Marcados pelo massacre dos povos indígenas, o povo Ava-Canoeiro, ou Carijós, é uma das etnias mais ameaçadas e beira a quase-extinção. Atualmente, existem apenas duas famílias, uma em Goiás com nove pessoas e outra no Tocantins com 8 viventes.

Embora não sejam considerados povos isolados, este grupo identifica-se como “sem-contato”. Há a expectativa de que a população seja maior e que perambulem pelas regiões da Mata do Mamão e da Ilha do Bananal, no Tocantins.

O processo de homologação desta terra era um dos mais antigos e dos mais essenciais para a sobrevivência de uma etnia. Os indígenas Ava-Canoeiro aguardam desde 1996 pelo direito a sua terra.

  • TI Rio dos Índios (RS)

Localizada em Vicente Dutra, a terra indígena do Rio dos Índios, que recebe o nome do município, abriga a etnia Kaigang com mais de 500 membros. Em 2018 o local foi palco de intenso protesto pela desintrusão do território – processos de pagamento indenizatório aos ocupantes não indígenas que habitavam a TI.

O processo de demarcação e declaração havia sido finalizado em 2004, mas, desde então, não ouve andamento nos tramites de devolução do território.

Área crítica não foi contemplada

Embora o retorno a demarcação de seis territórios oficialize o compromisso do governo com retomada da pauta indígena, áreas críticas para a sobrevivência de etnias foram deixadas de lado no anúncio desta quinta-feira. Dos 13 territórios que estavam prontos para homologação, destaca-se a TI Pataxó Barra Velha, na Bahia.

A Terra Indígena Barra Velha, demarcada em 1980 com 8.627 hectares, representava uma parcela pequena do território ocupado tradicionalmente pelos Pataxós. Em 2009, a Funai publicou um documento em que corrigia os limites do território, mas, de lá para cá, não houve avanço real na demarcação.

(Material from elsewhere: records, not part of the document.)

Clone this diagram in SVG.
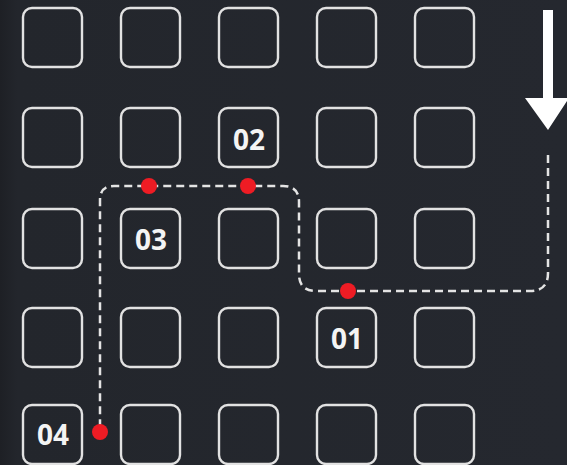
<svg xmlns="http://www.w3.org/2000/svg" width="567" height="465" viewBox="0 0 567 465">
<style>
.box{fill:none;stroke:#e2e2e2;stroke-width:2.4}
.lbl{font-family:"Noto Sans","Open Sans",sans-serif;font-weight:bold;font-size:28px;fill:#f4f4f4;text-anchor:middle}
.path{fill:none;stroke:#e4e4e4;stroke-width:2.5;stroke-dasharray:8 5}
.dot{fill:#ee1c24}
</style>
<defs>
<rect id="b" width="59" height="59" rx="9" class="box"/>
<linearGradient id="bg" x1="0" x2="1" y1="0" y2="0">
<stop offset="0" stop-color="#1e2025"/>
<stop offset="0.03" stop-color="#23262c"/>
<stop offset="1" stop-color="#25282f"/>
</linearGradient>
</defs>
<rect width="567" height="465" fill="url(#bg)"/>
<g id="grid">
<use href="#b" x="23" y="8"/><use href="#b" x="121" y="8"/><use href="#b" x="219" y="8"/><use href="#b" x="317" y="8"/><use href="#b" x="415" y="8"/>
<use href="#b" x="23" y="108"/><use href="#b" x="121" y="108"/><use href="#b" x="415" y="108"/><use href="#b" x="317" y="108"/>
<use href="#b" x="23" y="209"/><use href="#b" x="219" y="209"/><use href="#b" x="317" y="209"/><use href="#b" x="415" y="209"/>
<use href="#b" x="23" y="308"/><use href="#b" x="121" y="308"/><use href="#b" x="219" y="308"/><use href="#b" x="415" y="308"/>
<use href="#b" x="121" y="405"/><use href="#b" x="219" y="405"/><use href="#b" x="317" y="405"/><use href="#b" x="415" y="405"/>
</g>
<g id="node02"><use href="#b" x="219" y="108"/><text class="lbl" x="249" y="150">02</text></g>
<g id="node03"><use href="#b" x="121" y="209"/><text class="lbl" x="151" y="250">03</text></g>
<g id="node01"><use href="#b" x="317" y="308"/><text class="lbl" x="347" y="349">01</text></g>
<g id="node04"><use href="#b" x="23" y="405"/><text class="lbl" x="53" y="445">04</text></g>
<g id="connectors">
<path class="path" d="M548 155 V273 Q548 291 530 291 H316 Q299 291 299 274 V202 Q299 186 283 186 H114 Q100 186 100 200 V432"/>
<path d="M543 10 H553 V98 H569 L548 130 L525 98 H543 Z" fill="#ffffff"/>
<circle class="dot" cx="348" cy="291" r="8"/>
<circle class="dot" cx="248" cy="186" r="8"/>
<circle class="dot" cx="149" cy="186" r="8"/>
<circle class="dot" cx="100" cy="432" r="8"/>
</g>
</svg>
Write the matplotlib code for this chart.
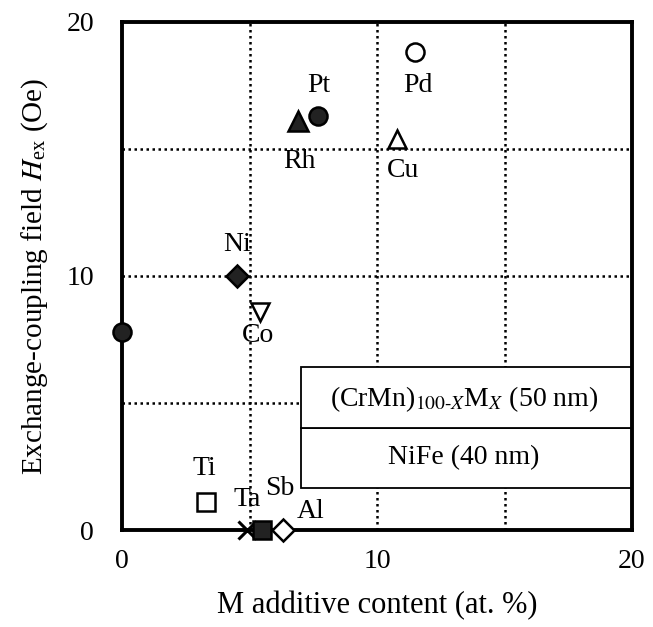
import matplotlib
matplotlib.use("Agg")
import matplotlib.pyplot as plt
from matplotlib.patches import Rectangle

plt.rcParams["font.family"] = ["Liberation Serif", "DejaVu Serif"]
plt.rcParams["mathtext.fontset"] = "stix"

# additive element, content (at. %), Hex (Oe)
elements = ["", "Ni", "Co", "Rh", "Pt", "Cu", "Pd", "Ti", "Ta", "Sb", "Al"]
content = [0.0, 4.5, 5.4, 6.9, 7.7, 10.8, 11.5, 3.3, 4.9, 5.5, 6.3]
hex_field = [7.8, 10.0, 8.6, 16.1, 16.3, 15.4, 18.8, 1.1, 0.0, 0.0, 0.0]
markers = ["o", "D", "v", "^", "o", "^", "o", "s", "x", "s", "D"]
filled = [True, True, False, True, True, False, False, False, False, True, False]
sizes = [13, 11, 13, 14, 13, 13, 13, 13, 13, 13, 11]
# label offsets in points
label_offsets = [(0, 0), (0, 23), (-1, -17), (1, -29), (0, 22), (4, -23),
                 (2, -24), (-1, 24), (0, 22), (13, 30), (20, 13)]

xticks = [0, 10, 20]
yticks = [0, 10, 20]
grid_lines = [5, 10, 15]

fig = plt.figure(figsize=(6.53, 6.27), dpi=100)
ax = fig.add_axes([122 / 653, 97 / 627, 510 / 653, 508 / 627])
ax.set_xlim(0, 20)
ax.set_ylim(0, 20)

for g in grid_lines:
    ax.axvline(g, color="black", ls=(0, (1.0, 1.4)), lw=1.8, zorder=1)
    ax.axhline(g, color="black", ls=(0, (1.0, 1.4)), lw=1.8, zorder=1)

# layer stack inset
box_x0, box_x1 = 7.03, 20
ax.add_patch(Rectangle((box_x0, 1.65), box_x1 - box_x0, 2.35, fc="white",
                       ec="black", lw=1.3, zorder=2))
ax.add_patch(Rectangle((box_x0, 4.0), box_x1 - box_x0, 2.4, fc="white",
                       ec="black", lw=1.3, zorder=2))
ax.text(13.4, 5.15, r"(CrMn)$_{100\mathregular{\text{-}}X}$M$_X$ (50 nm)",
        ha="center", va="center", fontsize=20, zorder=3)
ax.text(13.4, 2.85, "NiFe (40 nm)", ha="center", va="center",
        fontsize=20, zorder=3)

for name, x, y, m, f, s, off in zip(elements, content, hex_field, markers,
                                    filled, sizes, label_offsets):
    if m == "x":
        ax.plot(x, y, marker=m, ms=s, mew=2.2, color="black", ls="none",
                clip_on=False, zorder=4)
    else:
        ax.plot(x, y, marker=m, ms=s, mew=1.8, mec="black",
                mfc="#222222" if f else "white", ls="none",
                clip_on=False, zorder=5)
    if name:
        ax.annotate(name, (x, y), xytext=off, textcoords="offset points",
                    ha="center", va="center", fontsize=20, zorder=6)

for sp in ax.spines.values():
    sp.set_linewidth(2.8)
    sp.set_zorder(4)

ax.set_xticks(xticks)
ax.set_yticks(yticks)
ax.tick_params(length=0, labelsize=20)
ax.tick_params(axis="x", pad=14)
ax.tick_params(axis="y", pad=20)

ax.set_xlabel("M additive content (at. %)", fontsize=22, labelpad=12)
ax.set_ylabel(r"Exchange-coupling field $H_{\mathregular{ex}}$ (Oe)",
              fontsize=21, labelpad=12)

fig.savefig("out.png", dpi=100)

A vitória dos Pataxós na justiça não foi sinônimo de paz para os viventes da região. Em 2013, o movimento ruralista tentou reverter pela primeira vez a demarcação no Supremo Tribunal de Justiça, o que barrou o processo de demarcação das novas terras até 2019, quando a Corte declarou a legitimidade do território. Hoje, em 2023, o avanço dos setores imobiliários, hoteleiros e a prática ilegal de arrendamento dentro do território ainda tiram o sono dos indígenas. O município de Porto Seguro faz vista grossa aos constantes ataques e, segundo lideranças da TI Barra Velha, instigam os fazendeiros ao dizer que as aldeias não geram economia para a região.

Em agosto de 2022, CartaCapital noticiou o cerco realizado por pistoleiros na região. Segundo a denúncia, eles tinham ordens para “meter bala” em qualquer indígena que tentasse atravessar o território próximo às fazendas, impedindo acesso a comida e saúde.